As far as ballooning, there is nothing you need to configure there. It is a memory reclamation technique that the hypervisor uses in the background. Essentially when a VM needs more physical RAM than the host currently has available, the hypervisor will force a VM or VMs to start swapping memory pages to disk to free up RAM for use by the VM that needs it at that moment. It just happens (as long as VMTools is installed in the guest) and there is nothing you need to do. If you notice that there is a lot of ballooning going on though, you should add more memory to the host as it absolutely will impact performance.

Disk.

If you are using the same spindles for all of your storage needs, it doesn't really make much sense to break down your apps from your OS from your database from your logs etc. There is no performance benefit to gain. If you want to have different VMDKs for each that is fine for separation within the OS to give you a warm fuzzy feeling, but in the end it won't make any difference if you lose 2 drives in your RAID 5 array, as all your data will be gone nor will there be any performance improment such as if you used RAID 5 for a DB and RAID 1 for your logs.

Alerts.

If you have vCenter, you can configure alarms and alerts to e-mail you or what not regarding things like diskspace thresholds or NICs flapping in the breeze.
 
Great explanation cabraun,

My 2copper on the CPU and memory; Don't assign resources to a virtual machine just because you have the resources. Only assign resources (and by resources I mean CPU and memory) that the virtual machine needs. Start at the minimum (1 vCPU 2GB RAM), then give it more if you find performance lacking. Allocating all your resources to the two planned VM's will make things annoying if you decide you want another VM on this system.

Straggler questions:

Let ESX manage the power, but you are a single server environment, you won't use any of the power policy features in vSphere.

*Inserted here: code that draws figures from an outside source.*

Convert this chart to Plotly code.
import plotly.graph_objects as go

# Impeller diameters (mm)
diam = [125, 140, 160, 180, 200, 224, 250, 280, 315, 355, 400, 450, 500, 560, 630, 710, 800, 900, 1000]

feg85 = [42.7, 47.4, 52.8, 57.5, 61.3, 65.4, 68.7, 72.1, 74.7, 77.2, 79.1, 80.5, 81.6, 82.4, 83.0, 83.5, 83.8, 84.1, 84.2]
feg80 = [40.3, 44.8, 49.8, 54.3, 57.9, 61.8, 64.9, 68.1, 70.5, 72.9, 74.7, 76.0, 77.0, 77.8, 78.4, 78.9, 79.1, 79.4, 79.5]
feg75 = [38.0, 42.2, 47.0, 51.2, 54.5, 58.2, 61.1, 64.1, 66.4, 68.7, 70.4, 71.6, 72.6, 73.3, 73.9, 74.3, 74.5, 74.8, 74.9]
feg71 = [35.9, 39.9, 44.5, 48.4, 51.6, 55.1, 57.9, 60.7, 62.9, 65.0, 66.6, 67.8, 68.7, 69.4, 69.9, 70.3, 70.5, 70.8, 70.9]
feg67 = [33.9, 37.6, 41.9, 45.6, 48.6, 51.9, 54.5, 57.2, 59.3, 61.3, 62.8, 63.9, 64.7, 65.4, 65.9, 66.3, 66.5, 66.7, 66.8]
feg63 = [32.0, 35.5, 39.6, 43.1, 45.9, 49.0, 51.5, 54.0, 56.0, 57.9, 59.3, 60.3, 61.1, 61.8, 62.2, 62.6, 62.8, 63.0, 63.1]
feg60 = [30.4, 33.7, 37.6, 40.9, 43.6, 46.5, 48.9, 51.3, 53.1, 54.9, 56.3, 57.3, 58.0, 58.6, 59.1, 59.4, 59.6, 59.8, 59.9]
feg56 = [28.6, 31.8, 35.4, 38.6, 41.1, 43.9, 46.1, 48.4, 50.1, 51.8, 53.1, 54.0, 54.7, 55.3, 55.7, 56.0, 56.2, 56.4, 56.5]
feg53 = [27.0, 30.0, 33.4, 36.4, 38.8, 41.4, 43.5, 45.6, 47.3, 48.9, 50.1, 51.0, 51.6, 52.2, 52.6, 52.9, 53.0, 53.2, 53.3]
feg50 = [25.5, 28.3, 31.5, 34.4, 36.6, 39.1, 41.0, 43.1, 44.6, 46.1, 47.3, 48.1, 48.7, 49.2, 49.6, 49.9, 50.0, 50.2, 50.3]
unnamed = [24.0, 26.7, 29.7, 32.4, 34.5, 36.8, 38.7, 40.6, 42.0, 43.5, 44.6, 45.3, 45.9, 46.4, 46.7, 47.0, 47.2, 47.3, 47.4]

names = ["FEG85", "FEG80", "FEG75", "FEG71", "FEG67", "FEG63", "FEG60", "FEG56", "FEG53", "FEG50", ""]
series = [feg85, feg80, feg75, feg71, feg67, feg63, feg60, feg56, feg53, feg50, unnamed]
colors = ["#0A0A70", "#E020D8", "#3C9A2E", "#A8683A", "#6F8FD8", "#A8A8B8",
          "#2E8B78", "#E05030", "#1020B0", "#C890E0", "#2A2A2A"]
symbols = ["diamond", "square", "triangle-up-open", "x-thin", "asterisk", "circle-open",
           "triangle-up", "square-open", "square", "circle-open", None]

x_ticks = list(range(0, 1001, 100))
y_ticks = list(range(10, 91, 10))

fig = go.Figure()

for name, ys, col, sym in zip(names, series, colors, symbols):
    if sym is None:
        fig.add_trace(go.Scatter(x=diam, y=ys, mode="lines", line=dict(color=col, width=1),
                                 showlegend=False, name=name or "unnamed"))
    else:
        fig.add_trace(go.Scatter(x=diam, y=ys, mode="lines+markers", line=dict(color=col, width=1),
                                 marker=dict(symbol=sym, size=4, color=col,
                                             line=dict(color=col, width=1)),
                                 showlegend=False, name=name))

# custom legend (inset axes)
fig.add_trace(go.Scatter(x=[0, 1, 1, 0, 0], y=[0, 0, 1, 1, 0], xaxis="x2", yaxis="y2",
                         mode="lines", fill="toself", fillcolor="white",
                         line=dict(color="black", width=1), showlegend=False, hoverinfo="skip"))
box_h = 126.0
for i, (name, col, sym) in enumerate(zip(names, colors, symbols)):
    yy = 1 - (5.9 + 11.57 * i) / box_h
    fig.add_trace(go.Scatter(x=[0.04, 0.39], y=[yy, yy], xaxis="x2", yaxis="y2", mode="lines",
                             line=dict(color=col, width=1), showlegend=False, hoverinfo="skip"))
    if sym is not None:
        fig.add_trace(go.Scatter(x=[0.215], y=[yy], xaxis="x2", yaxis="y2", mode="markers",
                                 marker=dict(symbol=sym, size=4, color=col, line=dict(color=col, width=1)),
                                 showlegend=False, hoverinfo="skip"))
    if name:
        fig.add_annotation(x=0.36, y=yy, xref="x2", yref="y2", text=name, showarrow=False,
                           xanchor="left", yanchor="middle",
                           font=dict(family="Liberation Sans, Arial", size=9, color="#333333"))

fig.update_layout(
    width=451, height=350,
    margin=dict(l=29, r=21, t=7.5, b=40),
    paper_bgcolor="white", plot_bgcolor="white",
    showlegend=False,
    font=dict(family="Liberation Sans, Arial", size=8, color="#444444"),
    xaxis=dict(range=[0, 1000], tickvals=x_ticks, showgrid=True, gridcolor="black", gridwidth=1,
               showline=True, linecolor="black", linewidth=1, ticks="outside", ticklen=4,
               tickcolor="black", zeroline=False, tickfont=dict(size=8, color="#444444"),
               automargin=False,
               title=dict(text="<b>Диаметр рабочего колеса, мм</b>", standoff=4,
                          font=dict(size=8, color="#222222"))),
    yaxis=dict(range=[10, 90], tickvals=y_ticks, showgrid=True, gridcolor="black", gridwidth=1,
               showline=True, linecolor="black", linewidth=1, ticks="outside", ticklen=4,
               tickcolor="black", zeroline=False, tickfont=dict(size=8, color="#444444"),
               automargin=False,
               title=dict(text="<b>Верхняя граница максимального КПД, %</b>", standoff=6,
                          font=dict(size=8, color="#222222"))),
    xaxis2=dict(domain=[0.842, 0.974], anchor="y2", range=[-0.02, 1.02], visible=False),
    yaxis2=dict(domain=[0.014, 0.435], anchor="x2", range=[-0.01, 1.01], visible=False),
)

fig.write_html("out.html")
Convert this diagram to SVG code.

Passthrough NIC's? That's more VMWare Workstation way of networking, little different in ESX. They are considered "Uplinks" from the vSwitch that the Port Groups are attached to. For your deployment with only two NIC's in the host, you will be fine with the VM port group and the Management port group assigned to the same vSwitch (should be vSwitch0 in this case). Then just assign both NIC's as uplinks to the vSwitch.
- The whole networking things is the part most of my customers get confused on. It helps to simplify it by considering every Ethernet port on the back of your server to be a physical switch port, not a NIC.

Terminal services works great on ESX. Just setup one up my self last Friday for a customer.




=+=+=+=+=+=+=+=+=+=+=+=+=+=+=+=+=+=+=+=+
Brent Schmidt Senior Network Engineer
Keep IT Simple[/color red] Novell Platinum Partner Microsoft Gold Partner
VMWare Enterprise Partner Citrix Gold Partner
 
Thanks guys,
Much appreciated.
I have installed the server on the network yesterday and will configure over the weekend.